Before that, people had to go into hospitals, often in Christchurch more than two hours’ drive away.
District and community nurses would often put in their own time voluntarily to support dying patients, getting up several times a night to help before putting in a full shift the next day. “It was because we were so passionate about people, meeting their needs and desires. But we couldn’t go on like that,” recalls Hutchison, who then lobbied for specialist nursing roles based on the West Coast.
It was tough battle getting funding, but she succeeded – there are now 2.6 full-time equivalent nurses with expertise in oncology and palliative care based on the Coast. They work in tandem with district nurses and in partnership with patients, families and the wider health team, West Coast nurse practitioner Sara Mason said.
‘This came out of her deep sense of responsibility to the community, to ensure that these roles existed in the rural environment where support is limited.’
Mason, a former colleague, said as district nursing manager in the 1990s Hutchison used her knowledge, nursing experience and advocacy skills to develop nursing roles in both oncology and palliative care on the West Coast. “This came out of her deep sense of responsibility to the community, to ensure that these roles existed in the rural environment where support is limited.”
Mason also acknowledged Hutchison’s leadership. “She always finds ways to hold the district nurses and community nurses together, even in hard times.”
After 56 years of nursing, at 73 Hutchison is retiring – kind of.
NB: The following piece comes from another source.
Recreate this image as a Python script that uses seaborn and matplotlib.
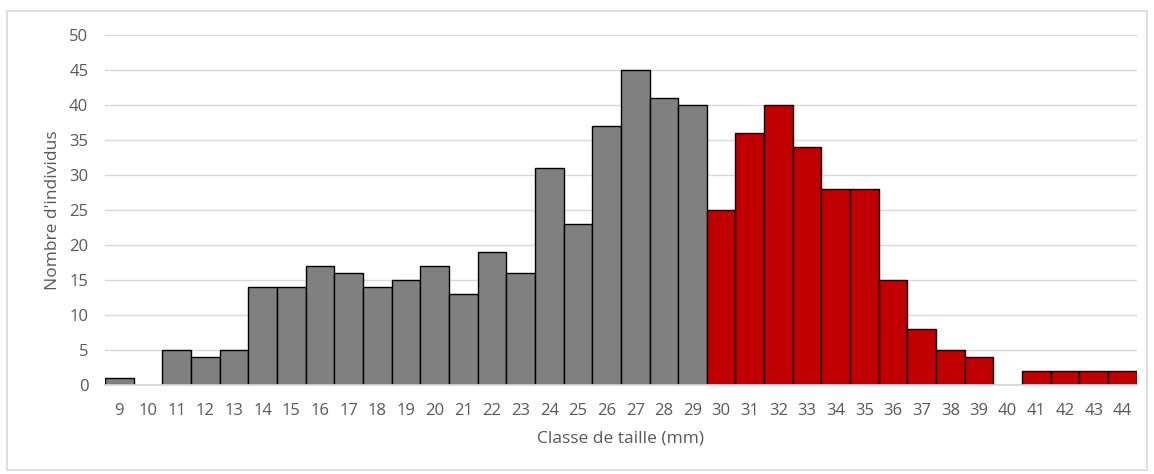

She’s still on the casual pool and hopes to pick up some work in Christchurch, where she is relocating to.
While it’s been tough at times nursing on the Coast, she says “I wouldn’t change a thing”.
“I just absolutely love it, it’s been fabulous. I’ve met so many lovely nurses who work so hard and deserve more recognition.”
The award, she says was an acknowledgement of all her colleagues over the years.
Hutchison would be missed but had inspired West Coast nurses to be a “voice of change”, Mason said.